■ **Required task**
Exclude images, then output the remaining data verbatim.

■ **Information supplied**
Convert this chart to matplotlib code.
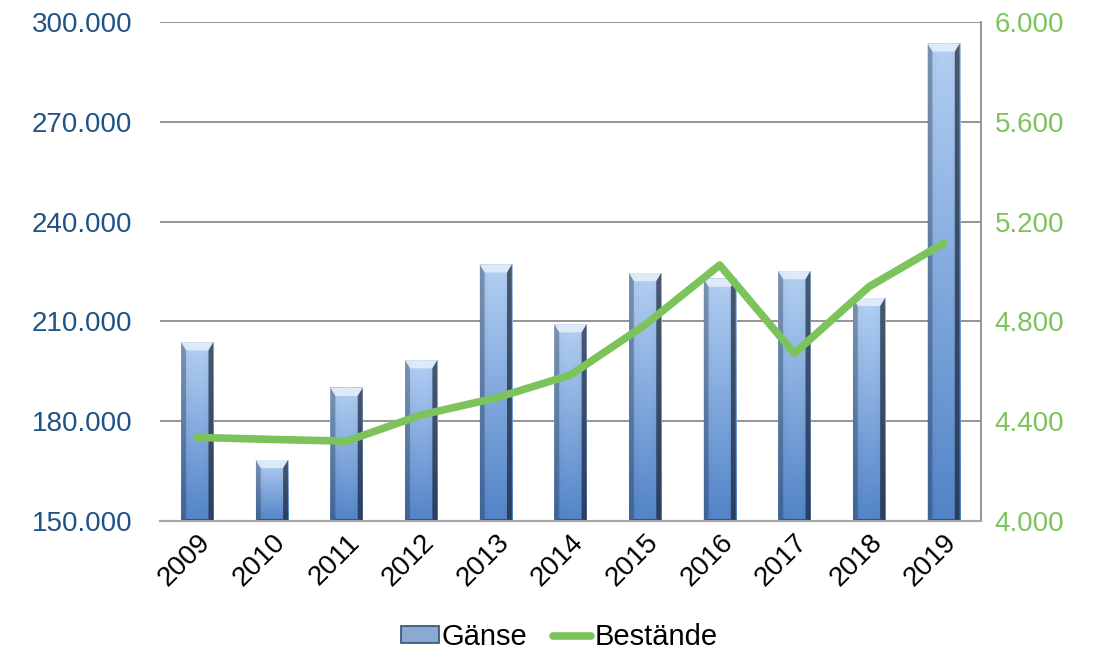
import matplotlib.pyplot as plt
import numpy as np
from matplotlib.patches import Polygon, Patch
from matplotlib.lines import Line2D
from matplotlib.ticker import FuncFormatter, MultipleLocator
from matplotlib.colors import to_rgb

plt.rcParams['font.family'] = ['Liberation Sans', 'DejaVu Sans']

# data
years = ['2009', '2010', '2011', '2012', '2013', '2014', '2015', '2016', '2017', '2018', '2019']
gaense = [203700, 168300, 190000, 198300, 227100, 209100, 224500, 222800, 225100, 217000, 293500]
bestaende = [4335, 4327, 4320, 4425, 4493, 4585, 4786, 5026, 4672, 4939, 5113]

left_color = '#1F5286'
right_color = '#7DC35C'
grid_color = '#8C8C8C'
fs = 20


def dot_thousands(v, pos):
    return f'{v:,.0f}'.replace(',', '.')


fig = plt.figure(figsize=(11.07, 6.59), dpi=100)
ax = fig.add_axes([0.1445, 0.2094, 0.7416, 0.7572])
ax2 = ax.twinx()

x = np.arange(len(years))
w = 0.43
ymin, ymax = 150000, 300000

# gradient for bar body
top_c = np.array(to_rgb('#ABC6E8'))
bot_c = np.array(to_rgb('#4F7EBF'))
ny, nx = 200, 40
t = np.linspace(0, 1, ny)[:, None, None]
vert = top_c * (1 - t) + bot_c * t
hx = np.linspace(-1, 1, nx)
hshade = (1 + 0.05 * (1 - hx ** 2))[None, :, None]
body = np.clip(vert * hshade, 0, 1)

px_y = (ymax - ymin) / 499.0   # data units per pixel on the left axis
bx = 0.065
by = 8 * px_y
for xi, v in zip(x, gaense):
    x0, x1 = xi - w / 2, xi + w / 2
    ax.imshow(body, extent=(x0, x1, ymin, v), aspect='auto', zorder=2,
              interpolation='bilinear')
    top = Polygon([(x0, v), (x1, v), (x1 - bx, v - by), (x0 + bx, v - by)],
                  closed=True, facecolor='white', alpha=0.6, lw=0, zorder=3)
    lft = Polygon([(x0, ymin), (x0, v), (x0 + bx, v - by), (x0 + bx, ymin + 2 * px_y)],
                  closed=True, facecolor='#1E2E45', alpha=0.35, lw=0, zorder=3)
    rgt = Polygon([(x1, ymin), (x1, v), (x1 - bx, v - by), (x1 - bx, ymin + 2 * px_y)],
                  closed=True, facecolor='#111C2C', alpha=0.65, lw=0, zorder=3)
    bot = Polygon([(x0, ymin), (x1, ymin), (x1 - bx, ymin + 2 * px_y), (x0 + bx, ymin + 2 * px_y)],
                  closed=True, facecolor='#111C2C', alpha=0.5, lw=0, zorder=3)
    for p in (top, lft, rgt, bot):
        ax.add_patch(p)

ax.set_xlim(-0.5, len(years) - 0.5)
ax.set_ylim(ymin, ymax)

ax.yaxis.set_major_locator(MultipleLocator(30000))
ax.yaxis.set_major_formatter(FuncFormatter(dot_thousands))
ax.grid(axis='y', color=grid_color, lw=1.3, zorder=1)
ax.set_axisbelow(True)
ax.tick_params(axis='y', colors=left_color, labelsize=fs, length=0, pad=20)
ax.tick_params(axis='x', length=0, labelsize=fs, pad=6)
ax.set_xticks(x)
ax.set_xticklabels(years, rotation=45, ha='right', rotation_mode='anchor')

# line on the right axis
ax2.plot(x, bestaende, color=right_color, lw=5.5, solid_capstyle='round', zorder=4)
ax2.set_ylim(4000, 6000)
ax2.yaxis.set_major_locator(MultipleLocator(400))
ax2.yaxis.set_major_formatter(FuncFormatter(dot_thousands))
ax2.tick_params(axis='y', colors=right_color, labelsize=fs, length=0, pad=10)

for a in (ax, ax2):
    a.spines['top'].set_visible(False)
    a.spines['left'].set_visible(False)
    a.spines['right'].set_visible(False)
    a.spines['bottom'].set_color('#A6A6A6')
    a.spines['bottom'].set_linewidth(1.5)
ax2.spines['right'].set_visible(True)
ax2.spines['right'].set_color(grid_color)
ax2.spines['right'].set_linewidth(1.3)

handles = [Patch(facecolor='#8AAAD4', edgecolor='#34506F', lw=1.2),
           Line2D([0], [0], color=right_color, lw=5.5, solid_capstyle='round')]
fig.legend(handles, ['Gänse', 'Bestände'], loc='center', ncol=2,
           bbox_to_anchor=(0.505, 1 - 637 / 659), frameon=False, fontsize=21,
           handlelength=1.3, handleheight=0.5, handletextpad=0.1, columnspacing=0.9)

fig.savefig('out.png', dpi=100)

■ **Result of the exercise**
Convert this chart to matplotlib code.
import matplotlib.pyplot as plt
import numpy as np
from matplotlib.patches import Polygon, Patch
from matplotlib.lines import Line2D
from matplotlib.ticker import FuncFormatter, MultipleLocator
from matplotlib.colors import to_rgb

plt.rcParams['font.family'] = ['Liberation Sans', 'DejaVu Sans']

# data
years = ['2009', '2010', '2011', '2012', '2013', '2014', '2015', '2016', '2017', '2018', '2019']
gaense = [203700, 168300, 190000, 198300, 227100, 209100, 224500, 222800, 225100, 217000, 293500]
bestaende = [4335, 4327, 4320, 4425, 4493, 4585, 4786, 5026, 4672, 4939, 5113]

left_color = '#1F5286'
right_color = '#7DC35C'
grid_color = '#8C8C8C'
fs = 20


def dot_thousands(v, pos):
    return f'{v:,.0f}'.replace(',', '.')


fig = plt.figure(figsize=(11.07, 6.59), dpi=100)
ax = fig.add_axes([0.1445, 0.2094, 0.7416, 0.7572])
ax2 = ax.twinx()

x = np.arange(len(years))
w = 0.43
ymin, ymax = 150000, 300000

# gradient for bar body
top_c = np.array(to_rgb('#ABC6E8'))
bot_c = np.array(to_rgb('#4F7EBF'))
ny, nx = 200, 40
t = np.linspace(0, 1, ny)[:, None, None]
vert = top_c * (1 - t) + bot_c * t
hx = np.linspace(-1, 1, nx)
hshade = (1 + 0.05 * (1 - hx ** 2))[None, :, None]
body = np.clip(vert * hshade, 0, 1)

px_y = (ymax - ymin) / 499.0   # data units per pixel on the left axis
bx = 0.065
by = 8 * px_y
for xi, v in zip(x, gaense):
    x0, x1 = xi - w / 2, xi + w / 2
    ax.imshow(body, extent=(x0, x1, ymin, v), aspect='auto', zorder=2,
              interpolation='bilinear')
    top = Polygon([(x0, v), (x1, v), (x1 - bx, v - by), (x0 + bx, v - by)],
                  closed=True, facecolor='white', alpha=0.6, lw=0, zorder=3)
    lft = Polygon([(x0, ymin), (x0, v), (x0 + bx, v - by), (x0 + bx, ymin + 2 * px_y)],
                  closed=True, facecolor='#1E2E45', alpha=0.35, lw=0, zorder=3)
    rgt = Polygon([(x1, ymin), (x1, v), (x1 - bx, v - by), (x1 - bx, ymin + 2 * px_y)],
                  closed=True, facecolor='#111C2C', alpha=0.65, lw=0, zorder=3)
    bot = Polygon([(x0, ymin), (x1, ymin), (x1 - bx, ymin + 2 * px_y), (x0 + bx, ymin + 2 * px_y)],
                  closed=True, facecolor='#111C2C', alpha=0.5, lw=0, zorder=3)
    for p in (top, lft, rgt, bot):
        ax.add_patch(p)

ax.set_xlim(-0.5, len(years) - 0.5)
ax.set_ylim(ymin, ymax)

ax.yaxis.set_major_locator(MultipleLocator(30000))
ax.yaxis.set_major_formatter(FuncFormatter(dot_thousands))
ax.grid(axis='y', color=grid_color, lw=1.3, zorder=1)
ax.set_axisbelow(True)
ax.tick_params(axis='y', colors=left_color, labelsize=fs, length=0, pad=20)
ax.tick_params(axis='x', length=0, labelsize=fs, pad=6)
ax.set_xticks(x)
ax.set_xticklabels(years, rotation=45, ha='right', rotation_mode='anchor')

# line on the right axis
ax2.plot(x, bestaende, color=right_color, lw=5.5, solid_capstyle='round', zorder=4)
ax2.set_ylim(4000, 6000)
ax2.yaxis.set_major_locator(MultipleLocator(400))
ax2.yaxis.set_major_formatter(FuncFormatter(dot_thousands))
ax2.tick_params(axis='y', colors=right_color, labelsize=fs, length=0, pad=10)

for a in (ax, ax2):
    a.spines['top'].set_visible(False)
    a.spines['left'].set_visible(False)
    a.spines['right'].set_visible(False)
    a.spines['bottom'].set_color('#A6A6A6')
    a.spines['bottom'].set_linewidth(1.5)
ax2.spines['right'].set_visible(True)
ax2.spines['right'].set_color(grid_color)
ax2.spines['right'].set_linewidth(1.3)

handles = [Patch(facecolor='#8AAAD4', edgecolor='#34506F', lw=1.2),
           Line2D([0], [0], color=right_color, lw=5.5, solid_capstyle='round')]
fig.legend(handles, ['Gänse', 'Bestände'], loc='center', ncol=2,
           bbox_to_anchor=(0.505, 1 - 637 / 659), frameon=False, fontsize=21,
           handlelength=1.3, handleheight=0.5, handletextpad=0.1, columnspacing=0.9)

fig.savefig('out.png', dpi=100)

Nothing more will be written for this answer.